After their co-workers were killed, the city’s sanitation workers, many of them going up against white authority for the first time in their lives, walked the downtown streets here for months, carrying signs that said they were not garbage, signs that read, “I Am a Man.”

There were the many who risked the tiny bit they had to carry those signs and to organize a union.

There were the African American ministers who spoke to crowds of strike supporters, lifted the spirits of the strikers and helped expose to the nation the immorality of what was going on here.

There were the tough-talking white and Black union leaders and organizers, sent here by national unions that understood the importance of the fight for all workers in the country.

There were the first Black members of the Memphis City Council.

There were the dynamic African American women who were community advocates and became civil rights leaders.

There were the white members of the elite who did everything they could, through their mouthpiece, Mayor Loeb, to resist change.

And then there was King, leader of the Poor People’s Campaign, accused of being a subversive, harassed by the FBI and assassinated here April 4, 1968, who saw in the struggle of the poorest workers the means to build a movement that could enduringly unite the struggles of labor with the struggles for civil rights, peace and justice.

That movement renewed itself here Jan. 17–21 at the AFL-CIO Dr. Martin Luther King Jr. Holiday Observance as more than 1,300 labor leaders from across the country heard, most of them for the first time, from some of the heroes who fought the epic battle of 1968.

In 1968, the American Federation of State, County and Municipal Employees sent an interracial team to help the sanitation workers. Organizer Joe Paisley from Nashville, who is white, and Bill Lucy and Jesse Epps from AFSCME’s national office, who are Black, came to help lead labor’s battle here. All three were at the 40th anniversary observance this year.

“The strike brought Dr. King’s dream into reality to the extent that it showed who it is, the working people, that are the central force that can change society,” said Lucy, who is AFSCME’s secretary treasurer.

“All labor that benefits the people is dignified,” Lucy declared. “When people ask me how we can equate the work of a sanitation worker with the work of a professional lawyer, I ask them who they would rather be without on a hot and sweltering July day.”

Paisley told the delegates about the April 1, 1968, press conference where AFSCME, Memphis ministers, the Southern Christian Leadership Conference, the Rev. Jesse Jackson and others came together in one of the first major national displays of unity between the civil rights and labor movements. They called jointly for an end to “plantation rule” in Memphis and for extending a boycott of downtown Memphis stores to a national boycott of goods produced in Memphis, as well as against national companies with distribution plants in Memphis, including Coca-Cola, Wonder Bread and Sealtest Dairy.

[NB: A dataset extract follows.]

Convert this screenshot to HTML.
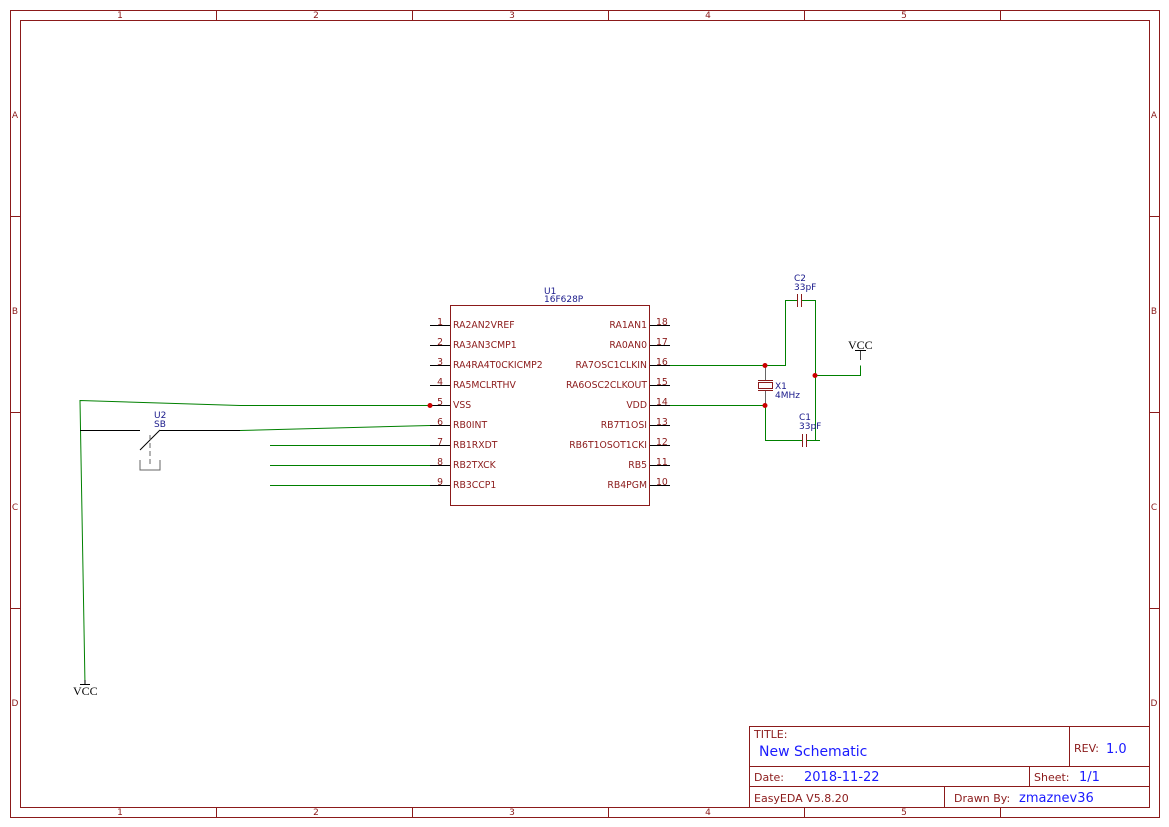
<!DOCTYPE html>
<html><head><style>body{margin:0;background:#fff}svg{display:block}text{font-family:"DejaVu Sans","Liberation Sans",sans-serif}text.serif{font-family:"Liberation Serif",serif}</style></head><body>
<svg width="1169" height="827" viewBox="0 0 1169 827" xmlns="http://www.w3.org/2000/svg">
<g fill="none" stroke="#8b1a1a" stroke-width="1">
<rect x="10.5" y="10.5" width="1149" height="807"/>
<rect x="20.5" y="20.5" width="1129" height="787"/>
<path d="M216.5 10v10M412.5 10v10M608.5 10v10M804.5 10v10M1000.5 10v10M216.5 807v10M412.5 807v10M608.5 807v10M804.5 807v10M1000.5 807v10M10 216.5h10M10 412.5h10M10 608.5h10M1149 216.5h10M1149 412.5h10M1149 608.5h10"/>
<rect x="749.5" y="726.5" width="400" height="81"/>
<path d="M749 766.5h400M749 786.5h400M1069.5 726v40M1029.5 766v20M944.5 786v21"/>
</g>
<g fill="#8b1a1a" font-size="9" text-anchor="middle">
<text x="120" y="18">1</text><text x="316" y="18">2</text><text x="512" y="18">3</text><text x="708" y="18">4</text><text x="904" y="18">5</text>
<text x="120" y="815">1</text><text x="316" y="815">2</text><text x="512" y="815">3</text><text x="708" y="815">4</text><text x="904" y="815">5</text>
<text x="15" y="118">A</text><text x="15" y="314">B</text><text x="15" y="510">C</text><text x="15" y="706">D</text>
<text x="1154" y="118">A</text><text x="1154" y="314">B</text><text x="1154" y="510">C</text><text x="1154" y="706">D</text>
</g>
<g font-size="11" fill="#8b1a1a"><text x="754" y="738">TITLE:</text><text x="1074" y="752">REV:</text><text x="754" y="781">Date:</text><text x="1034" y="781">Sheet:</text><text x="754" y="802">EasyEDA V5.8.20</text><text x="954" y="802">Drawn By:</text></g>
<g fill="#1a1aff"><text x="759" y="756" font-size="14">New Schematic</text><text x="1106" y="753" font-size="13">1.0</text><text x="804" y="781" font-size="13">2018-11-22</text><text x="1079" y="781" font-size="13">1/1</text><text x="1019" y="802" font-size="13">zmaznev36</text></g>
<rect x="450.5" y="305.5" width="199" height="200" fill="none" stroke="#8b1a1a"/>
<text x="544" y="294" font-size="9" fill="#1a1a8b">U1</text><text x="544" y="302" font-size="9" fill="#1a1a8b">16F628P</text>
<g stroke="#000"><path d="M430 325.5h20M430 345.5h20M430 365.5h20M430 385.5h20M430 405.5h20M430 425.5h20M430 445.5h20M430 465.5h20M430 485.5h20M650 325.5h20M650 345.5h20M650 365.5h20M650 385.5h20M650 405.5h20M650 425.5h20M650 445.5h20M650 465.5h20M650 485.5h20"/></g>
<g font-size="9.3" fill="#8b1a1a">
<text x="453" y="328">RA2AN2VREF</text><text x="453" y="348">RA3AN3CMP1</text><text x="453" y="368">RA4RA4T0CKICMP2</text><text x="453" y="388">RA5MCLRTHV</text><text x="453" y="408">VSS</text><text x="453" y="428">RB0INT</text><text x="453" y="448">RB1RXDT</text><text x="453" y="468">RB2TXCK</text><text x="453" y="488">RB3CCP1</text>
<g text-anchor="end"><text x="647" y="328">RA1AN1</text><text x="647" y="348">RA0AN0</text><text x="647" y="368">RA7OSC1CLKIN</text><text x="647" y="388">RA6OSC2CLKOUT</text><text x="647" y="408">VDD</text><text x="647" y="428">RB7T1OSI</text><text x="647" y="448">RB6T1OSOT1CKI</text><text x="647" y="468">RB5</text><text x="647" y="488">RB4PGM</text>
<text x="443" y="325">1</text><text x="443" y="345">2</text><text x="443" y="365">3</text><text x="443" y="385">4</text><text x="443" y="405">5</text><text x="443" y="425">6</text><text x="443" y="445">7</text><text x="443" y="465">8</text><text x="443" y="485">9</text></g>
<text x="656" y="325">18</text><text x="656" y="345">17</text><text x="656" y="365">16</text><text x="656" y="385">15</text><text x="656" y="405">14</text><text x="656" y="425">13</text><text x="656" y="445">12</text><text x="656" y="465">11</text><text x="656" y="485">10</text>
</g>
<g fill="none" stroke="#008000">
<path d="M670 365.5h115.5V300.5h12M801 300.5h14.5V440.5M815 375.5h45.5v-10M670 405.5h95M765.5 405v35.5h37M806 440.5h14"/>
<path d="M430 405.5H240L80 400.5L85 685"/>
<path d="M240 430.5L430 425.5"/>
<path d="M270 445.5h160M270 465.5h160M270 485.5h160"/>
</g>
<g stroke="#000" fill="none">
<path d="M80 430.5h60M160 430.5h80M140 450L160 430"/>
<path d="M150 435v30" stroke-dasharray="5,3" stroke="#666"/>
<path d="M140 460v10h20v-10" stroke="#666"/>
<path d="M80 684.5h10M85 680v5"/>
<path d="M765.5 365v15M765.5 390v15" stroke="#666"/>
<path d="M860.5 350v10" stroke="#444"/>
<path d="M855 350.5h11"/>
</g>
<g stroke="#8b1a1a" fill="none">
<rect x="758.5" y="382.5" width="14" height="6"/>
<path d="M758 380.5h15M758 390.5h15M797.5 294v13M801.5 294v13M802.5 434v13M806.5 434v13"/>
</g>
<text x="848" y="349" class="serif" font-size="12">VCC</text>
<text x="73" y="695" class="serif" font-size="12">VCC</text>
<g fill="#c00"><circle cx="430" cy="405.5" r="2.5"/><circle cx="765" cy="365.5" r="2.5"/><circle cx="765" cy="405.5" r="2.5"/><circle cx="815" cy="375.5" r="2.5"/></g>
<g font-size="9" fill="#1a1a8b"><text x="794" y="281">C2</text><text x="794" y="290">33pF</text><text x="775" y="389">X1</text><text x="775" y="398">4MHz</text><text x="799" y="420">C1</text><text x="799" y="429">33pF</text><text x="154" y="418">U2</text><text x="154" y="427">SB</text></g>
</svg>
</body></html>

“That unity forced the city to recognize the union and the workers won,” Paisley said. Likewise, he added, “the movement here today has the potential of turning around this whole country.”

Epps spent the last hours of King’s life with him at the Lorraine Motel here. Now, nearly 40 years later, Epps urged the delegates not to underestimate the importance of the number 40.

“When Moses led the people out of Egypt, they spent 40 years in the wilderness because they forgot about a lot of what is important,” Epps declared, “but after 40 years they finally got themselves together. Well April will be 40 years and the American people are just about ready now. The 2008 elections will be the thing that makes this year the year of the great renaissance. We have to go down from this place, and go down to our unions and go down to our communities and make this happen.”

The 1,300 trade unionists filling the hall rose and gave him a prolonged ovation.